Required Minimum Distributions (RMD)

Each and every 401(k) plan* that you own is treated as a separate account in the eyes of the IRS. As such, if you have four old 401(k) plans when you reach age 73, you will have to calculate and take a separate RMD from each 401(k) plan that you have. In other words, you couldn’t aggregate all the plans together and take one RMD from one of the accounts that is large enough to cover all the RMDs. In addition, you have to consider each account separately and figure out how much of each RMD is taxable, if you happen to have post-tax dollars in the account(s).

However, no matter how many IRAs that you have, the IRS looks at all of these plans as one single plan, so you are allowed to pool all of the account balances together, calculate the RMD amount, and then withdraw that amount any single IRA account or any combination of accounts. Your tax basis is aggregated as well (if you have non-deducted contributions in the accounts), so the tax treatment is a consideration for the entire pool of your IRAs in total (rather than account by account as is the case with 401(k) plans).


You have two old 401(k) plans and three IRAs. This is your year, you’ve reached age 73, so you have to start taking RMDs. How do you do it for these five accounts?

Each 401(k) plan’s RMD has to be calculated separately – and a RMD taken directly from each account. But you can pool the IRA account balances together, calculate and take one RMD from one of the accounts that is large enough to cover all three accounts’ minimum distribution. Or from multiple accounts if you wish, as long as the total of your distributions is at least as much as the RMD amount calculated for all of your IRAs.

This is another reason why it can be helpful (from a paperwork standpoint, if nothing else) to rollover your old 401(k) plans into IRAs. By doing this, you don’t have to take a distribution from, in the case of the example above, three different accounts at a minimum.

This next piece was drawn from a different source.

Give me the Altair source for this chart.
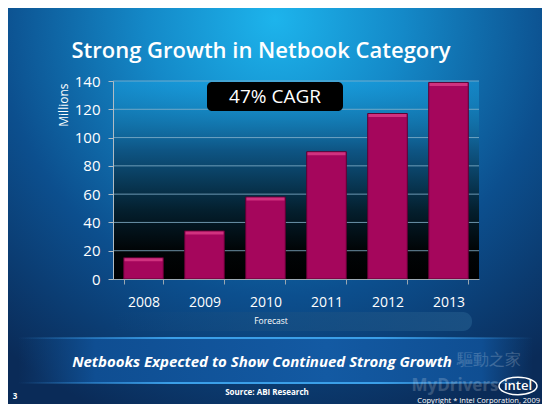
import altair as alt
import pandas as pd

# ---- data ----
years = ["2008", "2009", "2010", "2011", "2012", "2013"]
units = [15, 34, 58, 90, 117, 139]
y_ticks = [0, 20, 40, 60, 80, 100, 120, 140]

title_text = "Strong Growth in Netbook Category"
cagr_text = "47% CAGR"
forecast_text = "Forecast"
banner_text = "Netbooks Expected to Show Continued Strong Growth"
source_text = "Source: ABI Research"
page_text = "3"
copyright_text = "Copyright * Intel Corporation, 2009"

FONT = "Open Sans"
W, H = 366, 198
PL, PT = 105, 73
PR, PB = 534 - PL - W, 396 - PT - H

bars_df = pd.DataFrame({"year": years, "value": units})
grid_df = pd.DataFrame({"value": y_ticks[1:]})
one = pd.DataFrame({"k": [0]})


def box(x, x2, y, y2, **kw):
    return alt.Chart(one).mark_rect(**kw).encode(
        x=alt.value(x), x2=alt.value(x2), y=alt.value(y), y2=alt.value(y2)
    )


def label(text, x, y, **kw):
    df = pd.DataFrame({"t": [text]})
    return alt.Chart(df).mark_text(font=FONT, **kw).encode(
        x=alt.value(x), y=alt.value(y), text="t:N"
    )


def stops(pairs):
    return [{"offset": o, "color": c} for o, c in pairs]


bg = box(-PL, W + PR, -PT, H + PB, fill={
    "gradient": "radial", "x1": 0.5, "y1": 0.15, "x2": 0.5, "y2": 0.15,
    "r1": 0, "r2": 0.8,
    "stops": stops([(0, "#1db4ec"), (0.3, "#1489c8"), (0.65, "#0c4f8e"), (1, "#0a2b58")]),
})

plot_bg = box(0, W, 0, H, fill={
    "gradient": "linear", "x1": 0, "y1": 0, "x2": 0, "y2": 1,
    "stops": stops([(0, "rgba(25,160,225,0.5)"), (0.35, "#0e5584"), (0.65, "#04202f"), (0.85, "#010507"), (1, "#000000")]),
})

forecast_band = box(0, 359, 231, 250, cornerRadius=9, fill={
    "gradient": "linear", "x1": 0, "y1": 0, "x2": 1, "y2": 0,
    "stops": stops([(0, "rgba(25,75,125,0)"), (0.4, "rgba(25,80,130,0.5)"), (1, "rgba(30,85,135,0.8)")]),
})

banner = box(-95, 420, 257, 302, fill={
    "gradient": "linear", "x1": 0, "y1": 0, "x2": 1, "y2": 0,
    "stops": stops([(0, "rgba(15,70,130,0)"), (0.15, "#0f4e92"), (0.6, "#135aa3"), (0.9, "#0f4e92"), (1, "rgba(15,70,130,0)")]),
})
edge_fill = {
    "gradient": "linear", "x1": 0, "y1": 0, "x2": 1, "y2": 0,
    "stops": stops([(0, "rgba(60,160,240,0)"), (0.3, "#3b9fe8"), (0.7, "#3b9fe8"), (1, "rgba(60,160,240,0)")]),
}
banner_top = box(-95, 420, 256, 258, fill=edge_fill)
banner_bot = box(-95, 420, 301, 303, fill=edge_fill)

yscale = alt.Scale(domain=[0, 140], nice=False)
xscale = alt.Scale(paddingInner=0.35, paddingOuter=0.175)

y_axis = alt.Axis(
    title="Millions", titleColor="white", titleFont=FONT, titleFontSize=12,
    titleFontWeight="normal", titleAngle=270, titleAlign="right",
    titleBaseline="middle", titleX=-50, titleY=2,
    values=y_ticks, labelColor="white", labelFontSize=15, labelFont=FONT,
    labelPadding=8, tickSize=5, tickColor="#b0bcc4", domainColor="#b0bcc4",
    grid=False, zindex=1)

grid = alt.Chart(grid_df).mark_rule(color="#86b2cc", opacity=0.8, strokeWidth=1).encode(
    y=alt.Y("value:Q", scale=yscale, axis=y_axis),
    x=alt.value(0), x2=alt.value(W),
)

bars = alt.Chart(bars_df).mark_bar(
    color="#a5065c", stroke="#5e0033", strokeWidth=1
).encode(
    x=alt.X("year:N", scale=xscale, axis=alt.Axis(
        title=None, labelAngle=0, labelColor="white", labelFontSize=14, labelFont=FONT,
        labelPadding=11, tickBand="extent", tickSize=5, tickColor="#9aa8b2",
        domainColor="#9aa8b2", grid=False, zindex=1)),
    y=alt.Y("value:Q", scale=yscale, axis=y_axis),
)

highlight = alt.Chart(bars_df).mark_tick(
    color="#e2468f", size=38, thickness=3, yOffset=2
).encode(x=alt.X("year:N", scale=xscale), y=alt.Y("value:Q", scale=yscale, axis=y_axis))

cagr_box = box(94, 230, 1, 30, fill="black", cornerRadius=5)

layers = [
    bg, plot_bg, forecast_band, banner, banner_top, banner_bot, grid, bars, highlight,
    cagr_box,
    label(cagr_text, 162, 16, fontSize=19, color="white", baseline="middle"),
    label(title_text, 148, -23, fontSize=22, fontWeight=600, color="white", baseline="alphabetic"),
    label(forecast_text, 158, 240, fontSize=8.5, color="white", baseline="middle"),
    label(banner_text, 149, 281, fontSize=15, fontWeight="bold", fontStyle="italic", color="white", baseline="middle"),
    label(source_text, 154, 312, fontSize=8, fontWeight="bold", color="white", baseline="middle"),
    label(page_text, -98, 316, fontSize=8, fontWeight="bold", color="white", baseline="middle"),
    label(copyright_text, 427, 320, fontSize=7.5, color="white", align="right", baseline="middle"),
    label("驅動之家", 376, 279, fontSize=16, color="white", opacity=0.2, baseline="middle"),
    label("MyDrivers", 342, 305, fontSize=17, fontWeight="bold", color="white", opacity=0.18, baseline="middle"),
    alt.Chart(one).mark_point(
        shape="M-1,0 A1,0.46 0 1,1 1,0 A1,0.46 0 1,1 -1,0 Z", size=1444,
        stroke="white", strokeWidth=1.5, filled=False, opacity=1,
    ).encode(x=alt.value(405), y=alt.value(305)),
    label("intel", 405, 305, fontSize=13, fontWeight=600, color="white", baseline="middle"),
]

chart = alt.layer(*layers).properties(
    width=W, height=H,
    padding={"left": PL, "top": PT, "right": PR, "bottom": PB},
    autosize=alt.AutoSizeParams(type="none"),
    background="#0a2b58",
).configure_view(stroke=None)

chart.save("out.html", embed_options={"renderer": "svg", "actions": False})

* Note: if you are still working after age 73 and you’re not a 5% or more owner of the company and your 401(k) plan allows it, you may not be required to take RMDs from the account. This is yet another difference between IRAs and 401(k)s with regard to distributions.
**Also – specifically for 403(b) accounts – you may aggregate all of your 403(b) accounts together for RMD calculation and distribution.
***Lastly, the switcheroo about the age to begin RMDs is the result of the SECURE Act(s) – as of 2023 the RMD age is 73, and will remain so until 2033.


  1. Anonymous says:

    On what date do I measure my age to apply Appendix B, Table III ? E.g, For calculating the RMD for 2024, and I turned 77 ½ on Jan 28, 2024, what age do I put in this worksheet?

    1. jblankenship says:

      It’s the age you attain in the year you’re calculating. So you are going to be 78 in 2024, correct? That’s the age that you’d apply to Table III, so your divisor is 22.0.

  2. FSG says:

    If you reside in the State of Connecticut, DO NOT; rollover 401k to IRA, until 2026. Connecticut 401k withdrawals (under 100k) are tax free; however IRA withdrawals are only 25% tax free.

    1. jblankenship says:

      Thanks for the heads up!

  3. Elizabeth Lombardi says:

    If the IRAs are in different companies does the pick and choose idea still apply to withdrawal? Thanks!

    1. jblankenship says:

      Yes, regardless of how many different IRA custodians you have, you could still take the RMD from any one account (or several accounts) to cover all IRA RMDs.

  4. Tom says:

    Can monthly payments from an annuitized annuity held within an IRA be counted as RMD withdrawals to minimize my non-annuity IRA RMD requirement, as mentioned in Secure Act 2.0?

    1. jblankenship says:

      I don’t see why not. The only question is whether the annuity’s payments are something more than the RMD based on that contract itself, such that there would be excess withdrawal from that account to apply toward RMDs on other IRA accounts.

  5. James R Chatfield says:

    Are 457(b) plans (School District FICA replacement) included in RMD requirements? My plan allows anytime rollovers to my IRA, but does not address RMDs.

    1. jblankenship says:

      Yes, 457(b) plans are subject to RMD rules, just like other employer plans.